Die Berliner Grünen forderten: „Der Senat muss öffentlich erklären, wer aus welchem Grund diese Daten abgefragt hat und ob es Zusammenhänge zwischen diesen und anderen unter Rechtsextremismusverdacht stehenden Polizisten gibt.“ Weiterhin von Einzelfällen zu reden, sei „bewusst naiv“.
Es gehe um bundesweit agierende Netzwerke, die auch behördenübergreifend ermittelt werden müssten. „Gerade weil die große Mehrheit der Polizisten jeden Tag wichtige Arbeit für den demokratischen Rechtsstaat leistet, müssen mögliche rechtsextreme Netzwerke konsequent aufgeklärt und verfolgt werden.“
25 Verfahren gegen 50 Verdächtige
Innensenator Andreas Geisel (SPD) und Polizeipräsidentin Barbara Slowik hatten im August ein Elf-Punkte-Konzept gegen rechtsextremistische Einstellungen bei einzelnen Polizisten vorgestellt.

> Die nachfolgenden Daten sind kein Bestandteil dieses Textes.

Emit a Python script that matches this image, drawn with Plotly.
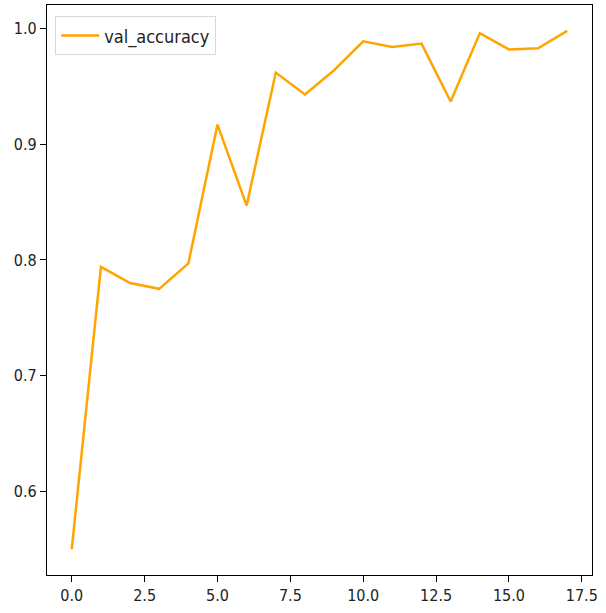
import plotly.graph_objects as go

# Validation accuracy per training epoch
epochs = list(range(18))
val_accuracy = [0.550, 0.794, 0.780, 0.775, 0.797, 0.917, 0.847, 0.962, 0.943,
                0.964, 0.989, 0.984, 0.987, 0.937, 0.996, 0.982, 0.983, 0.998]

x_ticks = [0.0, 2.5, 5.0, 7.5, 10.0, 12.5, 15.0, 17.5]
y_ticks = [0.6, 0.7, 0.8, 0.9, 1.0]

font_family = "DejaVu Sans Condensed, DejaVu Sans, sans-serif"

fig = go.Figure()
fig.add_trace(go.Scatter(
    x=epochs, y=val_accuracy, mode="lines", name="val_accuracy",
    line=dict(color="#FFA500", width=2.5),
))

axis_common = dict(
    showgrid=False, zeroline=False, showline=True, linecolor="black",
    linewidth=1.2, mirror=True, ticks="outside", ticklen=6, tickwidth=1,
    tickcolor="black", tickfont=dict(family=font_family, size=16, color="#222"),
)

fig.update_layout(
    width=606, height=613,
    margin=dict(l=47, r=14, t=5, b=38),
    paper_bgcolor="white", plot_bgcolor="white",
    showlegend=True,
    legend=dict(x=0.015, y=0.98, xanchor="left", yanchor="top",
                itemwidth=38,
                bgcolor="rgba(255,255,255,0.8)", bordercolor="#d8d8d8",
                borderwidth=1, font=dict(family=font_family, size=18, color="#222")),
    xaxis=dict(range=[-0.85, 17.85], tickvals=x_ticks,
               ticktext=[f"{v:.1f}" for v in x_ticks], **axis_common),
    yaxis=dict(range=[0.5276, 1.0204], tickvals=y_ticks,
               ticktext=[f"{v:.1f}" for v in y_ticks], **axis_common),
)

fig.write_html("out.html")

Dabei ging es unter anderem um einen Extremismusbeauftragten, ein System für anonyme Hinweise, Überprüfungen bei Einstellungen und eine regelmäßige wissenschaftliche Studie zu Einstellungen und Werten der Polizisten. Laut Senat gab es aus den vergangenen vier Jahren 33 Disziplinarverfahren wegen extremistischer Vorfälle.
Mehrere Politikerinnen und eine Frankfurter Rechtsanwältin, die im Prozess um die Morde des „Nationalsozialistischen Untergrunds“ (NSU) Opferfamilien vertreten hatte, erhielten unter anderem Drohschreiben. Bei einigen waren zuvor persönliche Daten von Polizeicomputern in Frankfurt und Wiesbaden abgerufen worden.
Bei den Ermittlungen zu rechtsextremen Chats von Polizisten und Drohmails gibt es nach Angaben von Hessens Justiz mittlerweile 25 Verfahren gegen 50 Verdächtige. Von 105 Drohschreiben werden 88 dem Komplex „NSU 2.0“ zugerechnet.
Wie taz-Recherchen ergeben haben, wird in dem „NSU 2.0“-Fall seit Längerem gegen einen konkreten Verdächtigen ermittelt. Der Frankfurter Polizist Johannes S. soll im August 2018 die private Daten der Anwältin im Dienstrechner abgerufen und Drohfaxe an sie verschickt haben.